Raw data.
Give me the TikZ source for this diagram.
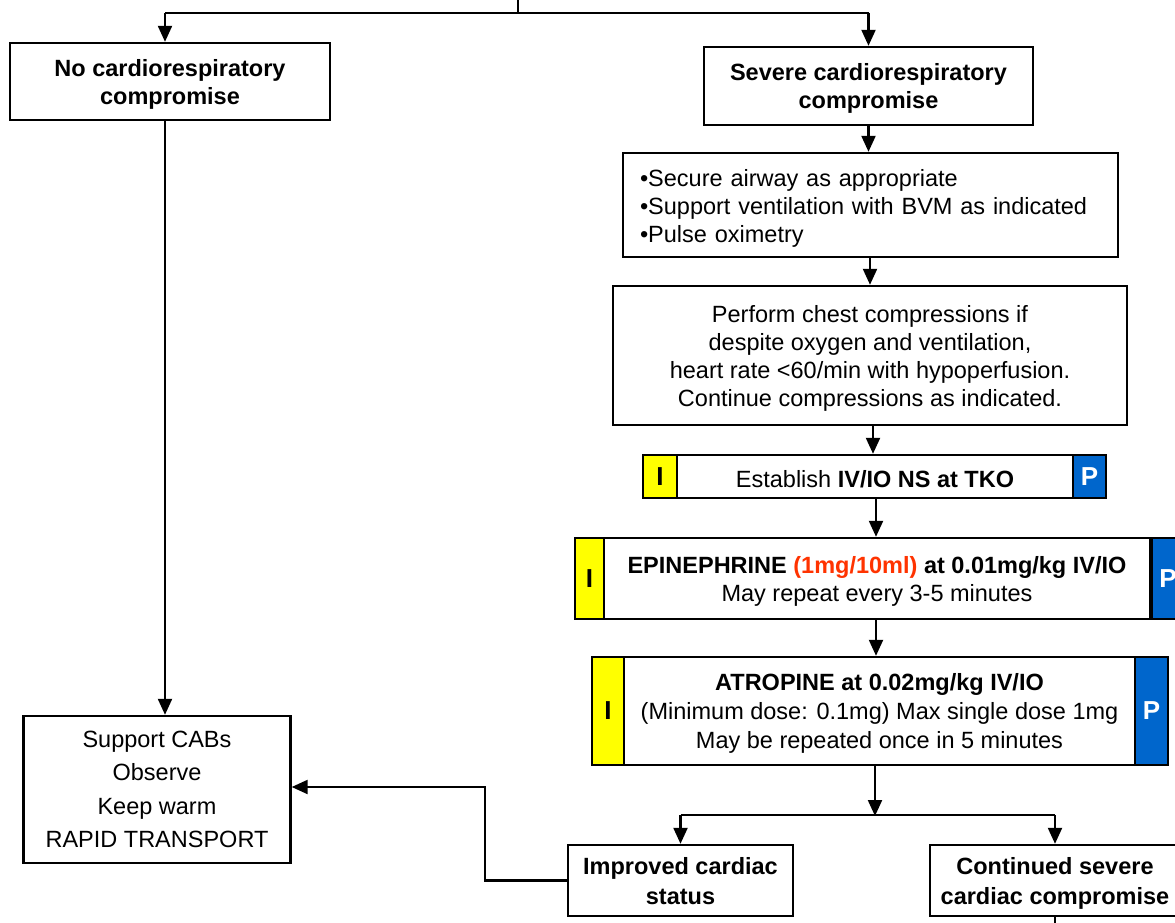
\documentclass[tikz,border=0pt]{standalone}
\usepackage{fontspec}
\setmainfont{Liberation Sans}
\usetikzlibrary{arrows.meta}
\definecolor{iyel}{HTML}{FFFF00}
\definecolor{pblue}{HTML}{0066CC}
\definecolor{dose}{HTML}{FF3300}
\begin{document}
\begin{tikzpicture}[x=1pt,y=-1pt,
  font=\fontsize{23.5}{28}\selectfont,
  box/.style={draw, line width=2.4pt, align=center, inner sep=0pt, fill=white},
  low/.style={text depth=-3pt},
  tbox/.style={box, low, font=\fontsize{23.5}{28}\selectfont\bfseries},
  itag/.style={draw, line width=2.4pt, fill=iyel, inner sep=0pt, font=\fontsize{26}{28}\selectfont\bfseries},
  ptag/.style={draw, line width=2.4pt, fill=pblue, text=white, inner sep=0pt, font=\fontsize{26}{28}\selectfont\bfseries},
  arr/.style={line width=2.2pt, -{Triangle[length=16pt,width=14pt]}},
  ln/.style={line width=2.2pt}]
\clip (0,0) rectangle (1175,923);
\fill[white] (0,0) rectangle (1175,923);

% top row
\node[tbox, minimum width=320, minimum height=77] (nocr) at (170,81.5) {No cardiorespiratory\\compromise};
\node[tbox, minimum width=329, minimum height=78] (sev) at (868.5,86) {Severe cardiorespiratory\\compromise};

% right column
\node[box, minimum width=495, minimum height=104, text width=461, align=left, inner xsep=17, text height=24pt] (bul) at (870.5,205)
  {•Secure airway as appropriate\\•Support ventilation with BVM as indicated\\•Pulse oximetry};
\node[box, low, minimum width=514, minimum height=139] (perf) at (870,355.5)
  {Perform chest compressions if\\despite oxygen and ventilation,\\heart rate <60/min with hypoperfusion.\\Continue compressions as indicated.};

\node[box, minimum width=396, minimum height=43, text height=22pt] (est) at (875,476.5) {Establish \textbf{IV/IO NS at TKO}};
\node[itag, minimum width=34, minimum height=43] (estI) at (660,476.5) {I};
\node[ptag, minimum width=33, minimum height=43] (estP) at (1089.5,476.5) {P};

\node[box, low, minimum width=546, minimum height=81] (epi) at (877,578.5)
  {\textbf{EPINEPHRINE \textcolor{dose}{(1mg/10ml)} at 0.01mg/kg IV/IO}\\May repeat every 3-5 minutes};
\node[itag, minimum width=29, minimum height=81] (epiI) at (589.5,578.5) {I};
\node[ptag, minimum width=32, minimum height=81] (epiP) at (1168,578.5) {P};

\node[box, low, minimum width=511, minimum height=108, font=\fontsize{23.5}{29}\selectfont] (atr) at (879.5,711)
  {\textbf{ATROPINE at 0.02mg/kg IV/IO}\\(Minimum dose: 0.1mg) Max single dose 1mg\\May be repeated once in 5 minutes};
\node[itag, minimum width=32, minimum height=108] (atrI) at (608,711) {I};
\node[ptag, minimum width=33, minimum height=108] (atrP) at (1151.5,711) {P};

% bottom boxes
\node[tbox, minimum width=225, minimum height=71, font=\fontsize{23.5}{30}\selectfont\bfseries] (imp) at (680.5,880.5) {Improved cardiac\\status};
\node[tbox, minimum width=250, minimum height=71, font=\fontsize{23.5}{30}\selectfont\bfseries] (cont) at (1055,880.5) {Continued severe\\cardiac compromise};

% left support box
\node[box, minimum width=267, minimum height=147, font=\fontsize{23.5}{33.5}\selectfont] (sup) at (157,789.5)
  {Support CABs\\Observe\\Keep warm\\RAPID TRANSPORT};

% connectors
\coordinate (top) at (518,0);
\coordinate (tj) at (518,13);
\coordinate (la) at (165,13);
\coordinate (ra) at (868.5,13);
\draw[ln] (top) -- (tj);
\draw[ln] (la) -- (ra);
\draw[arr] (la) -- (la |- nocr.north);
\draw[arr] (ra) -- (sev.north);
\draw[arr] (nocr.south -| la) -- (la |- sup.north);

\draw[arr] (sev.south) -- (sev.south |- bul.north);
\draw[arr] (bul.south -| perf.north) -- (perf.north);
\coordinate (a3) at (873,0);
\draw[arr] (perf.south -| a3) -- (a3 |- est.north);
\coordinate (a4) at (876,0);
\draw[arr] (est.south -| a4) -- (a4 |- epi.north);
\draw[arr] (epi.south -| a4) -- (a4 |- atr.north);

\coordinate (bj) at (875,815);
\coordinate (bl) at (680.5,815);
\coordinate (br) at (1055,815);
\draw[arr] (atr.south -| bj) -- ([yshift=-1]bj);
\draw[ln] (bl) -- (br);
\draw[arr] (bl) -- (imp.north);
\draw[arr] (br) -- (cont.north);
\draw[ln] (cont.south) -- ++(0,12);

\coordinate (ic) at (485,787);
\draw[arr] (imp.west) -| (ic) -- (ic -| sup.east);
\end{tikzpicture}
\end{document}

Exercise objective. Repeat the listing above exactly, with no pictures.

Answer for this exercise.
Give me the TikZ source for this diagram.
\documentclass[tikz,border=0pt]{standalone}
\usepackage{fontspec}
\setmainfont{Liberation Sans}
\usetikzlibrary{arrows.meta}
\definecolor{iyel}{HTML}{FFFF00}
\definecolor{pblue}{HTML}{0066CC}
\definecolor{dose}{HTML}{FF3300}
\begin{document}
\begin{tikzpicture}[x=1pt,y=-1pt,
  font=\fontsize{23.5}{28}\selectfont,
  box/.style={draw, line width=2.4pt, align=center, inner sep=0pt, fill=white},
  low/.style={text depth=-3pt},
  tbox/.style={box, low, font=\fontsize{23.5}{28}\selectfont\bfseries},
  itag/.style={draw, line width=2.4pt, fill=iyel, inner sep=0pt, font=\fontsize{26}{28}\selectfont\bfseries},
  ptag/.style={draw, line width=2.4pt, fill=pblue, text=white, inner sep=0pt, font=\fontsize{26}{28}\selectfont\bfseries},
  arr/.style={line width=2.2pt, -{Triangle[length=16pt,width=14pt]}},
  ln/.style={line width=2.2pt}]
\clip (0,0) rectangle (1175,923);
\fill[white] (0,0) rectangle (1175,923);

% top row
\node[tbox, minimum width=320, minimum height=77] (nocr) at (170,81.5) {No cardiorespiratory\\compromise};
\node[tbox, minimum width=329, minimum height=78] (sev) at (868.5,86) {Severe cardiorespiratory\\compromise};

% right column
\node[box, minimum width=495, minimum height=104, text width=461, align=left, inner xsep=17, text height=24pt] (bul) at (870.5,205)
  {•Secure airway as appropriate\\•Support ventilation with BVM as indicated\\•Pulse oximetry};
\node[box, low, minimum width=514, minimum height=139] (perf) at (870,355.5)
  {Perform chest compressions if\\despite oxygen and ventilation,\\heart rate <60/min with hypoperfusion.\\Continue compressions as indicated.};

\node[box, minimum width=396, minimum height=43, text height=22pt] (est) at (875,476.5) {Establish \textbf{IV/IO NS at TKO}};
\node[itag, minimum width=34, minimum height=43] (estI) at (660,476.5) {I};
\node[ptag, minimum width=33, minimum height=43] (estP) at (1089.5,476.5) {P};

\node[box, low, minimum width=546, minimum height=81] (epi) at (877,578.5)
  {\textbf{EPINEPHRINE \textcolor{dose}{(1mg/10ml)} at 0.01mg/kg IV/IO}\\May repeat every 3-5 minutes};
\node[itag, minimum width=29, minimum height=81] (epiI) at (589.5,578.5) {I};
\node[ptag, minimum width=32, minimum height=81] (epiP) at (1168,578.5) {P};

\node[box, low, minimum width=511, minimum height=108, font=\fontsize{23.5}{29}\selectfont] (atr) at (879.5,711)
  {\textbf{ATROPINE at 0.02mg/kg IV/IO}\\(Minimum dose: 0.1mg) Max single dose 1mg\\May be repeated once in 5 minutes};
\node[itag, minimum width=32, minimum height=108] (atrI) at (608,711) {I};
\node[ptag, minimum width=33, minimum height=108] (atrP) at (1151.5,711) {P};

% bottom boxes
\node[tbox, minimum width=225, minimum height=71, font=\fontsize{23.5}{30}\selectfont\bfseries] (imp) at (680.5,880.5) {Improved cardiac\\status};
\node[tbox, minimum width=250, minimum height=71, font=\fontsize{23.5}{30}\selectfont\bfseries] (cont) at (1055,880.5) {Continued severe\\cardiac compromise};

% left support box
\node[box, minimum width=267, minimum height=147, font=\fontsize{23.5}{33.5}\selectfont] (sup) at (157,789.5)
  {Support CABs\\Observe\\Keep warm\\RAPID TRANSPORT};

% connectors
\coordinate (top) at (518,0);
\coordinate (tj) at (518,13);
\coordinate (la) at (165,13);
\coordinate (ra) at (868.5,13);
\draw[ln] (top) -- (tj);
\draw[ln] (la) -- (ra);
\draw[arr] (la) -- (la |- nocr.north);
\draw[arr] (ra) -- (sev.north);
\draw[arr] (nocr.south -| la) -- (la |- sup.north);

\draw[arr] (sev.south) -- (sev.south |- bul.north);
\draw[arr] (bul.south -| perf.north) -- (perf.north);
\coordinate (a3) at (873,0);
\draw[arr] (perf.south -| a3) -- (a3 |- est.north);
\coordinate (a4) at (876,0);
\draw[arr] (est.south -| a4) -- (a4 |- epi.north);
\draw[arr] (epi.south -| a4) -- (a4 |- atr.north);

\coordinate (bj) at (875,815);
\coordinate (bl) at (680.5,815);
\coordinate (br) at (1055,815);
\draw[arr] (atr.south -| bj) -- ([yshift=-1]bj);
\draw[ln] (bl) -- (br);
\draw[arr] (bl) -- (imp.north);
\draw[arr] (br) -- (cont.north);
\draw[ln] (cont.south) -- ++(0,12);

\coordinate (ic) at (485,787);
\draw[arr] (imp.west) -| (ic) -- (ic -| sup.east);
\end{tikzpicture}
\end{document}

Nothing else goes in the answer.